Here is my CV  (dated: July 2023). 


Office: Room 3491, Department of Mathematics, Hong Kong University of Science and Technology, Clear Water Bay, Hong Kong

Email:  jiangqingyuan (at) gmail (dot) com

  jiangqy (at) ust (dot) hk

Phone: Extn. 7437 from 57986757


I am interested in algebraic geometry and geometric representation theory, especially in topics related to derived categories and derived algebraic geometry. 

Research Papers:

[13]. Continuum envelops on Fargues--Fontaine curves and elliptic curves (joint with Heng Du and Yucheng Liu).  94 pages, 17 figures. (See also arXiv: 2404.04551)
This paper explores the applications of Bridgeland stability conditions in studying Fargues-Fontaine curves. We introduce the continuum envelopes on these curves and analyze their homological properties. Additionally, we investigate SL(2,Z) variants of Colmez--Fontaine's division algebra. Fargues--Fontaine curves exhibit strong similarities with elliptic curves and noncommutative tori from these perspectives.

[12]. Derived Categories of Derived Grassmannians.  35 pages. Submitted. (See also arXiv: 2307.02456)
(See also the poster for Imperial Conference on July 7, 2023, and here for a simple worked-out example.)
This paper verifies the author's Quot formula conjecture, generalizing and strengthening Toda's result in [Tod23].   Applications: blowups of determinantal ideals, reducible schemes, varieties of linear series on curves, etc.   Our approach uses DAG, allowing us to work over arbitrary base over Q, and providing concrete descriptions of Fourier-Mukai kernels in terms of derived Schur functors.

[11]. Brill—Noether theory for Hilbert schemes of points on surfaces (joint with Arend Bayer and Huachen Chen). Int. Math. Res. Not. Volume 2024, Issue 10, May 2024, Pages 8403–8416 DOI.  (See also arXiv  2304.12016);
(See also the handwritten slides and supplementary notes for more examples.)
This paper presents two proofs that the Brill--Noether loci in the Hilbert scheme of points on a smooth connected surface are non-empty whenever their expected dimension is positive, and that they are irreducible and have expected dimensions. 

[10]. Derived Grassmannians and derived Schur functors.  99 pages. Submitted. (See also arXiv: 2212.10488.)

(References and typos will be updated timely here; arXiv updates will be slightly delayed.)

This paper develops two theories, the geometric theory of derived Grassmannians (and flag schemes) and the algebraic theory of derived Schur (and Weyl) functors, and establishes their connection, a derived generalization of the Borel--Weil--Bott theorem. 

[9].  Derived projectivizations of complexes.  100 pages.
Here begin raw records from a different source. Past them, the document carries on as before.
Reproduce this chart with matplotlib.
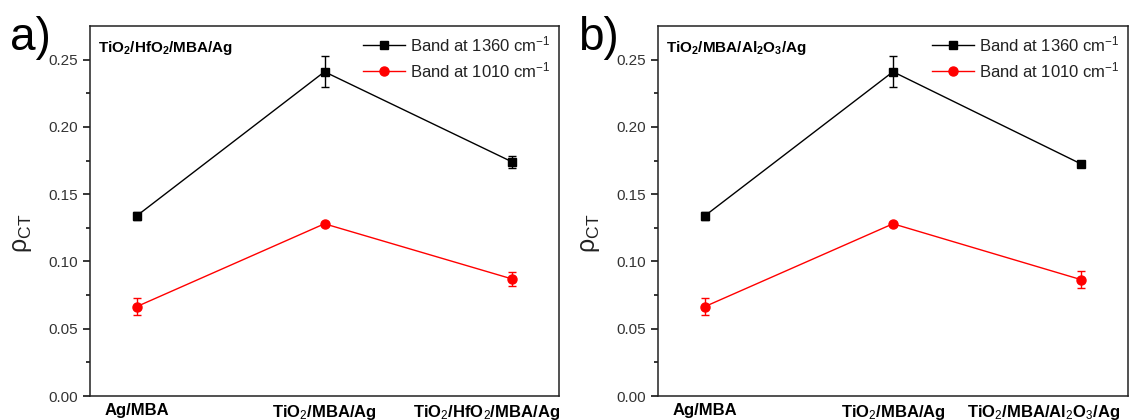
import numpy as np
import matplotlib
matplotlib.use("Agg")
import matplotlib.pyplot as plt
import matplotlib.transforms as mtransforms
from matplotlib.lines import Line2D

plt.rcParams['font.family'] = ['Liberation Sans', 'DejaVu Sans']
plt.rcParams['mathtext.fontset'] = 'custom'
plt.rcParams['mathtext.rm'] = 'Liberation Sans'
plt.rcParams['mathtext.it'] = 'Liberation Sans:italic'
plt.rcParams['mathtext.bf'] = 'Liberation Sans:bold'

# datos
categorias_a = ["Ag/MBA", r"TiO$_2$/MBA/Ag", r"TiO$_2$/HfO$_2$/MBA/Ag"]
categorias_b = ["Ag/MBA", r"TiO$_2$/MBA/Ag", r"TiO$_2$/MBA/Al$_2$O$_3$/Ag"]

banda1360_a = [0.134, 0.241, 0.174]
err1360_a = [0.003, 0.0115, 0.0045]
banda1010_a = [0.0665, 0.128, 0.087]
err1010_a = [0.0065, 0.0015, 0.0053]

banda1360_b = [0.134, 0.241, 0.1725]
err1360_b = [0.003, 0.0115, 0.0012]
banda1010_b = [0.0665, 0.128, 0.0865]
err1010_b = [0.0065, 0.0015, 0.0062]

titulos = [r"$\mathbf{TiO_2/HfO_2/MBA/Ag}$", r"$\mathbf{TiO_2/MBA/Al_2O_3/Ag}$"]
letras = ["a)", "b)"]
desplaz = [48, 39]   # corrimiento (px) de la ultima etiqueta x

fig = plt.figure(figsize=(11.31, 4.2), dpi=100)
ax_a = fig.add_axes([90/1131, 1-396/420, (559-90)/1131, (396-26)/420])
ax_b = fig.add_axes([658/1131, 1-396/420, (1128-658)/1131, (396-26)/420])

paneles = [
    (ax_a, categorias_a, banda1360_a, err1360_a, banda1010_a, err1010_a),
    (ax_b, categorias_b, banda1360_b, err1360_b, banda1010_b, err1010_b),
]

for k, (ax, cats, y1, e1, y2, e2) in enumerate(paneles):
    x = np.arange(len(cats))
    ax.errorbar(x, y1, yerr=e1, color='black', marker='s', markersize=5.5,
                lw=1.0, capsize=3, elinewidth=1.0, capthick=1.0)
    ax.errorbar(x, y2, yerr=e2, color='red', marker='o', markersize=6.5,
                lw=1.0, capsize=3, elinewidth=1.0, capthick=1.0)
    ax.set_xlim(-0.25, 2.25)
    ax.set_ylim(0, 0.275)
    ax.set_xticks(x)
    ax.set_xticklabels(cats, fontsize=12, fontweight='bold')
    ax.tick_params(axis='x', length=0, pad=5)
    etiquetas = ax.get_xticklabels()
    etiquetas[-1].set_horizontalalignment('right')
    etiquetas[-1].set_transform(etiquetas[-1].get_transform() +
                                mtransforms.ScaledTranslation(desplaz[k]/100, 0, fig.dpi_scale_trans))
    ax.set_yticks(np.arange(0, 0.26, 0.05))
    ax.set_yticks(np.arange(0, 0.26, 0.025), minor=True)
    ax.set_yticklabels(["%.2f" % v for v in np.arange(0, 0.26, 0.05)])
    ax.tick_params(axis='y', which='major', direction='out', length=5, width=1.1,
                   labelsize=11, labelcolor='#333333')
    ax.tick_params(axis='y', which='minor', direction='out', length=3, width=1.1)
    for s in ax.spines.values():
        s.set_linewidth(1.1)
        s.set_color('#222222')
    ax.set_ylabel(r"ρ$_{\mathrm{CT}}$", fontsize=18, color='#222222')
    ax.yaxis.set_label_coords(-0.12, 0.44)
    ax.text(0.018, 0.94, titulos[k], transform=ax.transAxes, fontsize=11,
            ha='left', va='center')
    manejadores = [
        Line2D([], [], color='black', marker='s', markersize=5.5, lw=1.0),
        Line2D([], [], color='red', marker='o', markersize=6.5, lw=1.0),
    ]
    ax.legend(manejadores, [r"Band at 1360 cm$^{-1}$", r"Band at 1010 cm$^{-1}$"],
              loc='upper right', frameon=False, fontsize=12, handlelength=2.5,
              borderaxespad=0.1, labelspacing=0.35, handletextpad=0.3,
              labelcolor='#222222')

fig.text(10/1131, 1-38/420, letras[0], fontsize=33, va='center', ha='left')
fig.text(578/1131, 1-38/420, letras[1], fontsize=33, va='center', ha='left')

fig.savefig("out.png", dpi=100)
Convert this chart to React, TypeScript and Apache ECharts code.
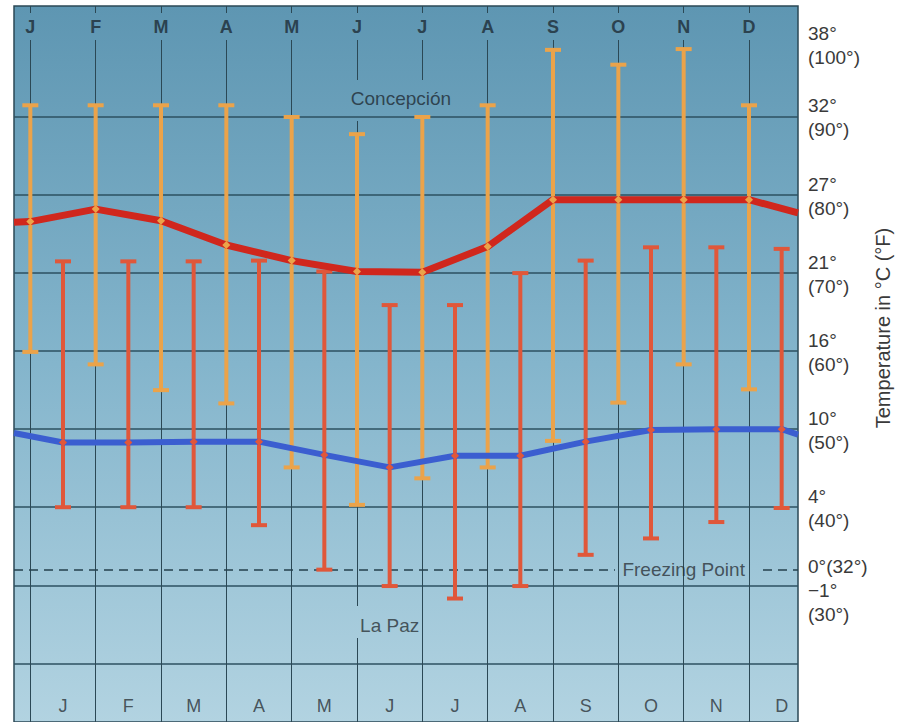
import React, { useEffect, useRef } from 'react';
import * as echarts from 'echarts';

// ---- data (temperatures in °F) ----
const months = ['J', 'F', 'M', 'A', 'M', 'J', 'J', 'A', 'S', 'O', 'N', 'D'];

const concHigh = [91.5, 91.5, 91.5, 91.5, 90.0, 87.8, 90.0, 91.5, 98.6, 96.7, 98.7, 91.5];
const concMean = [76.6, 78.2, 76.7, 73.6, 71.6, 70.2, 70.1, 73.4, 79.4, 79.4, 79.4, 79.4];
const concLow = [59.9, 58.3, 55.0, 53.3, 45.1, 40.3, 43.7, 45.1, 48.5, 53.4, 58.3, 55.1];
const concEdge = [76.5, 77.7]; // mean line at the left / right border

const lapazHigh = [71.5, 71.5, 71.5, 71.6, 70.2, 65.9, 65.9, 70.0, 71.6, 73.3, 73.3, 73.1];
const lapazMean = [48.3, 48.3, 48.4, 48.4, 46.7, 45.1, 46.6, 46.6, 48.4, 49.9, 50.0, 50.0];
const lapazLow = [40.0, 40.0, 40.0, 37.7, 32.0, 29.9, 28.3, 29.9, 33.9, 36.0, 38.1, 39.9];
const lapazEdge = [49.5, 49.3];

const tickF = [100, 90, 80, 70, 60, 50, 40, 30, 20];
const tickLabels = ['38°\n(100°)', '32°\n(90°)', '27°\n(80°)', '21°\n(70°)', '16°\n(60°)', '10°\n(50°)', '4°\n(40°)', '−1°\n(30°)', ''];
const freezingF = 32;
const freezingTick = '0°(32°)';

// ---- layout ----
const W = 897;
const H = 722;
const G_LEFT = 14;
const G_RIGHT = 99;
const G_TOP = 6;
const G_BOTTOM = 0;
const PLOT_H = H - G_TOP - G_BOTTOM;
const PLOT_W = W - G_LEFT - G_RIGHT;
const Y_MIN = 12.48;
const Y_MAX = 104.22;
const FONT = '"Liberation Sans", Arial, Helvetica, sans-serif';

const pxToF = (py: number) => Y_MAX - ((py - G_TOP) / PLOT_H) * (Y_MAX - Y_MIN);
const pxToX = (px: number) => ((px - G_LEFT) / PLOT_W) * 12;
const concX = (i: number) => i + 0.25;
const lapazX = (i: number) => i + 0.75;

const bgStops: [number, number[]][] = [
  [0, [94, 150, 178]],
  [0.5, [132, 181, 204]],
  [1, [178, 211, 225]],
];

const GRID_H = '#2c5061';
const GRID_V = '#2b4855';
const ORANGE = '#EBA34A';
const LAPAZ_RED = '#E0573A';
const MEAN_RED = '#D0271D';
const MEAN_BLUE = '#3B5ED0';

const makeBars = (color: string, lw: number, capW: number) => (params: any, api: any) => {
  const x = api.value(0);
  const lo = api.value(1);
  const hi = api.value(2);
  const t = api.coord([x, hi]);
  const b = api.coord([x, lo]);
  return {
    type: 'group',
    children: [
      { type: 'line', shape: { x1: t[0], y1: t[1], x2: b[0], y2: b[1] }, style: { stroke: color, lineWidth: lw } },
      { type: 'line', shape: { x1: t[0] - capW / 2, y1: t[1], x2: t[0] + capW / 2, y2: t[1] }, style: { stroke: color, lineWidth: 4 } },
      { type: 'line', shape: { x1: b[0] - capW / 2, y1: b[1], x2: b[0] + capW / 2, y2: b[1] }, style: { stroke: color, lineWidth: 4 } },
    ],
  };
};

export default function App() {
  const ref = useRef<HTMLDivElement>(null);
  useEffect(() => {
    const chart = echarts.init(ref.current!, null, { renderer: 'svg' });

    const tickLabelStyle = {
      show: true,
      position: 'end',
      distance: 10,
      fontFamily: FONT,
      fontSize: 19,
      lineHeight: 24,
      color: '#3a3a3a',
      align: 'left',
      verticalAlign: 'middle',
    };

    const hLines = tickF.map((f, k) => ({
      yAxis: f,
      lineStyle: { color: f === 100 ? 'rgba(0,0,0,0)' : GRID_H, width: f === 100 ? 0 : 1.5, type: 'solid' },
      label: {
        ...tickLabelStyle,
        formatter: tickLabels[k] || ' ',
        offset: f === 100 ? [0, 7] : f === 30 ? [0, 17] : [0, 1],
      },
    }));

    // vertical grid lines, interrupted where a text label sits on them (gaps in px)
    const vGaps = (i: number): [number, number][] => {
      const gaps: [number, number][] = [[13, 40]];
      if (i === 5) gaps.push([80, 121], [606, 638]);
      if (i === 6) gaps.push([80, 118]);
      return gaps;
    };
    const vSegs: any[] = [];
    months.forEach((m, i) => {
      let start = G_TOP;
      const pieces: [number, number][] = [];
      vGaps(i).forEach(([a, b]) => {
        pieces.push([start, a]);
        start = b;
      });
      pieces.push([start, H - G_BOTTOM]);
      pieces.forEach(([a, b]) => {
        vSegs.push([
          { coord: [concX(i), pxToF(a)], lineStyle: { color: GRID_V, width: 1, type: 'solid' }, label: { show: false } },
          { coord: [concX(i), pxToF(b)] },
        ]);
      });
    });

    const dashStyle = { color: '#25404c', width: 1.5, type: [9, 6] };
    const freezeSegs = [
      [
        { coord: [0, freezingF], lineStyle: dashStyle, label: { show: false } },
        { coord: [pxToX(615), freezingF] },
      ],
      [
        { coord: [pxToX(763), freezingF], lineStyle: dashStyle, label: { show: false } },
        { coord: [12, freezingF] },
      ],
    ];
    const freezeLabel = {
      yAxis: freezingF,
      lineStyle: { color: 'rgba(0,0,0,0)', width: 0 },
      label: { ...tickLabelStyle, formatter: freezingTick, offset: [0, -3] },
    };

    const textItem = (x: number, y: number, text: string, extra: any) => ({
      value: [x, y],
      label: {
        show: true,
        position: 'inside',
        formatter: text,
        fontFamily: FONT,
        align: 'center',
        verticalAlign: 'middle',
        ...extra,
      },
    });

    const labelItems = [
      ...months.map((m, i) =>
        textItem(concX(i), pxToF(27), m, {
          fontSize: 18,
          fontWeight: 'bold',
          color: '#1d2b35',
        })
      ),
      ...months.map((m, i) =>
        textItem(lapazX(i), pxToF(706), m, {
          fontSize: 18,
          color: '#2b3338',
        })
      ),
      textItem(pxToX(401), pxToF(98), 'Concepción', {
        fontSize: 19,
        color: '#1f2c34',
      }),
      textItem(lapazX(5), pxToF(625), 'La Paz', {
        fontSize: 19,
        color: '#2b3338',
      }),
      textItem(concX(10), freezingF, 'Freezing Point', {
        fontSize: 19,
        color: '#2b3338',
      }),
    ];

    const meanData = (edge: number[], mean: number[], xf: (i: number) => number) => [
      { value: [0, edge[0]], symbol: 'none' },
      ...mean.map((v, i) => ({ value: [xf(i), v] })),
      { value: [12, edge[1]], symbol: 'none' },
    ];

    const option: any = {
      animation: false,
      backgroundColor: '#ffffff',
      grid: {
        show: true,
        left: G_LEFT,
        right: G_RIGHT,
        top: G_TOP,
        bottom: G_BOTTOM,
        containLabel: false,
        outerBoundsMode: 'none',
        backgroundColor: new echarts.graphic.LinearGradient(0, 0, 0, 1, bgStops.map(([o, c]) => ({
          offset: o,
          color: `rgb(${c[0]},${c[1]},${c[2]})`,
        }))),
        borderColor: '#2b4855',
        borderWidth: 1.5,
      },
      xAxis: { type: 'value', min: 0, max: 12, show: false },
      yAxis: { type: 'value', min: Y_MIN, max: Y_MAX, show: false },
      series: [
        {
          type: 'line',
          data: [],
          z: 1,
          silent: true,
          markLine: {
            silent: true,
            z: 1,
            symbol: 'none',
            animation: false,
            data: [...hLines, ...vSegs, ...freezeSegs, freezeLabel],
          },
        },
        {
          name: 'Concepción range',
          type: 'custom',
          z: 6,
          renderItem: makeBars(ORANGE, 4, 16),
          encode: { x: 0, y: [1, 2] },
          data: months.map((m, i) => [concX(i), concLow[i], concHigh[i]]),
        },
        {
          name: 'La Paz range',
          type: 'custom',
          z: 6,
          renderItem: makeBars(LAPAZ_RED, 4, 16),
          encode: { x: 0, y: [1, 2] },
          data: months.map((m, i) => [lapazX(i), lapazLow[i], lapazHigh[i]]),
        },
        {
          name: 'Concepción mean',
          type: 'line',
          z: 7,
          symbol: 'diamond',
          symbolSize: 8,
          showAllSymbol: true,
          itemStyle: { color: ORANGE },
          lineStyle: { color: MEAN_RED, width: 7 },
          data: meanData(concEdge, concMean, concX),
        },
        {
          name: 'La Paz mean',
          type: 'line',
          z: 7,
          symbol: 'diamond',
          symbolSize: 8,
          showAllSymbol: true,
          itemStyle: { color: LAPAZ_RED },
          lineStyle: { color: MEAN_BLUE, width: 6 },
          data: meanData(lapazEdge, lapazMean, lapazX),
        },
        {
          type: 'scatter',
          z: 10,
          silent: true,
          symbolSize: 0,
          itemStyle: { color: 'transparent' },
          data: labelItems,
        },
      ],
      graphic: [
        {
          type: 'text',
          x: 883,
          y: 328,
          rotation: Math.PI / 2,
          style: {
            text: 'Temperature in °C (°F)',
            fontFamily: FONT,
            fontSize: 20,
            fill: '#3a3a3a',
            align: 'center',
            verticalAlign: 'middle',
          },
        },
      ],
    };

    chart.setOption(option);
    return () => chart.dispose();
  }, []);

  return (
    <div
      ref={ref}
      style={{ position: 'fixed', left: 0, top: 0, width: W, height: H, background: '#fff' }}
    />
  );
}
Submitted. (See also arXiv: 2202.11636; handwritten slides.)

(References and typos will be updated timely here; arXiv updates will be slightly delayed.)

This paper develops the counterparts of Grothendieck’s theory of projectivizations in the realm of derived algebraic geometry (DAG). The main results include generalized Serre’s theorem, a derived version of Beilinson’s relations, and semiorthogonal decompositions. Applications: classical situations such as reducible schemes, stabilization maps of prestable curves, certain singular threefolds, and moduli situations such as Hecke correspondences.

[8].  Derived categories of Quot schemes of locally free quotients.  102 pages. Submitted. (See also arXiv: 2107.09193.)

This paper systematically studies the Grothendieck Quot schemes of locally free quotients, proposes a conjecture on their structures (the Quot formula), and verifies it in various cases. Our approach unifies various known formulae, such as formulae for blowups, Grassmannian bundles, standard flips/flops, and projectivizations, into a simple framework, and removes smoothness assumptions. It also leads to new results such as formulae for virtual flips, $\mathrm{Quot}_2$-formula, blowup formulae for determinantal ideals of codimension $\le 4$, etc.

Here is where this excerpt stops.